Как и в Австрии, были исключения. В венгерских университетах училось много как евреев, так и фашистов; так же обстояло дело в некоторых профессиях. Именно университеты стали рассадником антисемитизма. Несколько раз студенты устраивали демонстрации и уличные беспорядки, требуя введения ограничительных квот для еврейских абитуриентов. Подчинившись давлению, правительство ввело квоты в 1920 г., но отменило их в 1928 г. Но при любом раскладе 13 % еврейских студентов в университетах не представляли собой «сокрушительной» силы и не ставили под вопрос карьерные перспективы соучеников титульной национальности. Более того, их интересы даже не пересекались: мадьярские и немецкие выпускники, как правило, находили себе работу в государственном и управленческом секторе, евреи (по традиции) почти поголовно уходили в коммерцию. Их карьеры почти никогда не совпадали, следовательно, они и не были прямыми соперниками. Скорее различались их культурные традиции, что и вызывало трудности в совместном существовании.
Но что можно сказать о тех немногих элитарных профессиях, где интересы различных этнических групп действительно пересекались? Был ли фашизм в этом контексте реакцией на избыток дипломированных специалистов, пролетаризацию интеллигенции и еврейскую «угрозу»? Ковач (Kovacs, 1991) считает, что нет. Инженеры и врачи процветали всегда и никогда не относились к люмпен-интеллигенции. В самом начале столетия технократы сильно полевели, это было веянием времени, интеллектуальной модой. После краха дела Белы Куна, почуяв, куда дует ветер современности, они резко поправели. В 1937 г. все 23 инженера, избранных в парламент, представляли радикально правые партии. Ковач разделяет интеллектуальный фашизм на «технократическую» (инженеры) и «биомедицинскую» (врачи) профессиональные идеологии. Технократы связывали фашизм с научно-техническим прогрессом во благо государства, медиков вдохновляли расово-биологические идеи. В отличие от этих двух категорий, — пишет исследовательница, — юристы продолжали поддерживать традиционные старорежимные партии, поскольку их работа напрямую зависела от сохранения капитализма (и старого режима, добавлю я). Среди юристов встречались фашисты, но гораздо реже, чем среди врачей и инженеров. Среди врачей евреев было много, однако, — как считает Ковач, — фашистов-медиков волновала не столько конкуренция с евреями, сколько антисемитизм как часть национально-этатистской идеологии.

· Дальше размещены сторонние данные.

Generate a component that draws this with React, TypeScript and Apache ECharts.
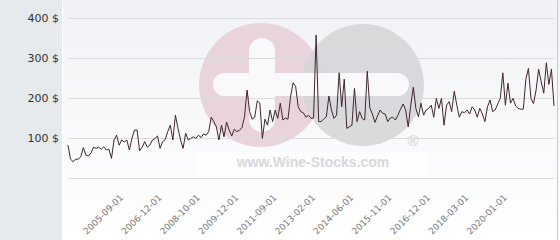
import React, { useEffect, useRef } from "react";
import * as echarts from "echarts";

// Series values (price in $), one per auction date
const prices: number[] = [
  82, 47, 41, 47, 47, 53, 76, 57, 55, 63, 77, 74, 77, 72, 78, 70, 72, 49, 95, 107,
  82, 95, 90, 95, 70, 99, 120, 120, 68, 77, 91,
  77, 82, 95, 99, 105, 74, 91, 96, 116, 132, 95, 157, 124, 95, 74, 112, 95, 99, 103,
  99, 107, 101, 110, 107, 116, 152, 141, 128, 95, 132, 103, 140,
  120, 105, 122, 116, 119, 126, 153, 220, 166, 147, 152, 193, 187, 99, 147, 132, 170,
  141, 170, 149, 187, 145, 150, 147, 203, 238, 229, 178, 166, 163, 152, 157, 149, 150, 357,
  141, 141, 148, 153, 205, 170, 149, 157, 263, 178, 247, 124, 128, 132, 224, 141, 166,
  149, 145, 267, 175, 160, 139, 155, 170, 162, 160, 141,
  150, 152, 145, 157, 172, 185, 170, 128, 182, 227, 174, 153, 187, 157, 170, 174, 182,
  152, 199, 174, 199, 132, 182, 191, 166, 217, 182, 152, 166, 163,
  170, 160, 178, 170, 152, 174, 160, 141, 178, 195, 166, 170, 185, 199, 263, 182, 237,
  187, 199, 180, 174, 172, 172, 247, 274, 199, 186, 220, 272, 240, 212, 288, 234, 272, 180,
];

// Dated tick labels shown on the x axis
const tickLabels: string[] = [
  "2005-09-01", "2006-12-01", "2008-10-01", "2009-12-01", "2011-09-01", "2013-02-01",
  "2014-06-01", "2015-11-01", "2016-12-01", "2018-03-01", "2020-01-01",
];
const firstTickIndex = 21;
const tickStep = 15;

// y axis ticks
const yTicks: number[] = [0, 100, 200, 300, 400];

export default function App() {
  const ref = useRef<HTMLDivElement>(null);

  useEffect(() => {
    if (!ref.current) return;
    const chart = echarts.init(ref.current, null, { renderer: "svg" });

    const tickMap: Record<number, string> = {};
    tickLabels.forEach((t, k) => {
      tickMap[firstTickIndex + k * tickStep] = t;
    });
    const categories = prices.map((_, i) => (tickMap[i] !== undefined ? tickMap[i] : "p" + i));

    const W = 560;
    const H = 240;

    chart.setOption({
      animation: false,
      grid: {
        left: 68,
        right: 6,
        top: 18,
        bottom: 62,
        containLabel: false,
        outerBoundsMode: "none",
      },
      xAxis: {
        type: "category",
        data: categories,
        boundaryGap: false,
        axisLine: { show: false },
        axisTick: { show: false },
        splitLine: { show: false },
        axisLabel: {
          rotate: 45,
          interval: (i: number) => tickMap[i] !== undefined,
          formatter: (v: string) => (v.charAt(0) === "p" ? "" : v),
          fontSize: 9,
          fontFamily: "DejaVu Sans",
          color: "#7a7a7a",
          margin: 18,
        },
      },
      yAxis: {
        type: "value",
        min: yTicks[0],
        max: yTicks[yTicks.length - 1],
        interval: 100,
        axisLine: { show: false },
        axisTick: { show: false },
        splitLine: { show: true, lineStyle: { color: "#dcdce0", width: 1 } },
        axisLabel: {
          formatter: (v: number) => (v === 0 ? "" : v + " $"),
          fontSize: 11,
          fontFamily: "DejaVu Sans",
          color: "#333333",
          margin: 9,
        },
      },
      graphic: [
        {
          type: "rect",
          z: -20,
          silent: true,
          shape: { x: 63, y: 0, width: W - 63, height: H },
          style: {
            fill: new echarts.graphic.LinearGradient(0, 0, 0, 1, [
              { offset: 0, color: "#f1f2f6" },
              { offset: 1, color: "#ffffff" },
            ]),
          },
        },
        {
          type: "rect",
          z: -20,
          silent: true,
          shape: { x: 0, y: 0, width: 62, height: H },
          style: { fill: "#e6eaed" },
        },
        {
          type: "rect",
          z: -20,
          silent: true,
          shape: { x: 62, y: 0, width: 1, height: H },
          style: { fill: "#ffffff" },
        },
        {
          type: "line",
          z: -20,
          silent: true,
          shape: { x1: 557.5, y1: 0, x2: 557.5, y2: H },
          style: { stroke: "#c9c9cc", lineWidth: 1 },
        },
        // watermark
        {
          type: "rect",
          z: -15,
          silent: true,
          shape: { x: 197, y: 152, width: 230, height: 22 },
          style: { fill: "#ffffff", opacity: 0.55 },
        },
        {
          type: "circle",
          z: -15,
          silent: true,
          shape: { cx: 261, cy: 85, r: 62 },
          style: { fill: "#ead4db" },
        },
        {
          type: "circle",
          z: -14,
          silent: true,
          shape: { cx: 363, cy: 85, r: 61 },
          style: { fill: "#d5d5d8", opacity: 0.88 },
        },
        {
          type: "rect",
          z: -13,
          silent: true,
          shape: { x: 213, y: 73, width: 196, height: 23, r: 11.5 },
          style: { fill: "#f9f9fb" },
        },
        {
          type: "rect",
          z: -13,
          silent: true,
          shape: { x: 249, y: 38, width: 26, height: 94, r: 13 },
          style: { fill: "#f9f9fb" },
        },
        {
          type: "text",
          z: -12,
          silent: true,
          x: 313,
          y: 162,
          style: {
            text: "www.Wine-Stocks.com",
            font: "bold 14px 'Liberation Sans', Arial, sans-serif",
            fill: "#d8d8da",
            align: "center",
            verticalAlign: "middle",
          },
        },
        {
          type: "text",
          z: -12,
          silent: true,
          x: 413,
          y: 140,
          style: {
            text: "®",
            font: "15px 'Liberation Sans', Arial, sans-serif",
            fill: "#d0d0d3",
            align: "center",
            verticalAlign: "middle",
          },
        },
      ],
      series: [
        {
          type: "line",
          data: prices,
          showSymbol: false,
          symbol: "none",
          lineStyle: { color: "#3f2631", width: 1 },
          z: 2,
        },
      ],
    });

    return () => chart.dispose();
  }, []);

  return (
    <div
      ref={ref}
      style={{ position: "absolute", left: 0, top: 0, width: 560, height: 240 }}
    />
  );
}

Итак, перепроизводство дипломов, профессиональная конкуренция с евреями и другие формы экономической депривации сыграли определенную роль в формировании фашизма (Великая депрессия тоже сказала свое веское слово), но в любом случае материальные мотивации были тесно переплетены с этническими.
Венгерский фашизм можно считать результатом секторального конфликта между мадьяро-немецким этатизмом и глобалистическим капитализмом, воспринимавшимся как «интернациональный» и «еврейский». К этому следует добавить классово-этнический конфликт, вылившийся в ненависть венгерских рабочих и крестьян к «инородческим» капиталистам. Первый конфликт сформировал венгерский радикально правый политический спектр в целом, второй имел непосредственное отношение к рождению фашизма.
КТО ГОЛОСОВАЛ ЗА ФАШИСТОВ?
Данные по выборам 1939 г. дают достаточно полную картину электоральных предпочтений рабочих и крестьян (Lackó, 1969; Ránki, 1980; Vago, 1987: 306–310; Szöllösi-Janze 1989: 153165). Коалиция «Скрещенные стрелы» набрала 25 % голосов в национальном масштабе. Лучшие результаты были получены в «красном поясе» — рабочих предместьях Будапешта. В коалиции с небольшой квазифашистской партией они получили 42 % голосов. Успех также сопутствовал фашистам среди шахтеров и беднейших крестьян. Чем больше рабочих проживало в том или ином районе Будапешта, тем больше голосов получали в этом районе фашисты. Чем слабее были позиции социалистов, тем больше голосов получали крайне правые: фашизм перетянул к себе тех, кто когда-то голосовал за левые партии. Запрещенная коммунистическая партия обратилась к своему электорату с призывом голосовать за «Скрещенные стрелы», самую пролетарскую, по убеждению коммунистов, партию. Социалисты сохранили свои позиции в старых пролетарских гетто. «Новый» рабочий класс оказался идейно шатким. Сёллеши-Жанзе считает, что молодое поколение рабочих было более восприимчивым к фашистской идеологии, чем кадровый рабочий костяк, но не приводит никаких цифр. Дик (Deak, 1966: 396397) полагает, что социалисты имели очень сильные позиции среди высококвалифицированных рабочих наиболее привилегированных отраслей промышленности, создавших свою замкнутую касту. Пролетарии, в нее не входящие, легко перехватывались популистскими и антисемитскими движениями.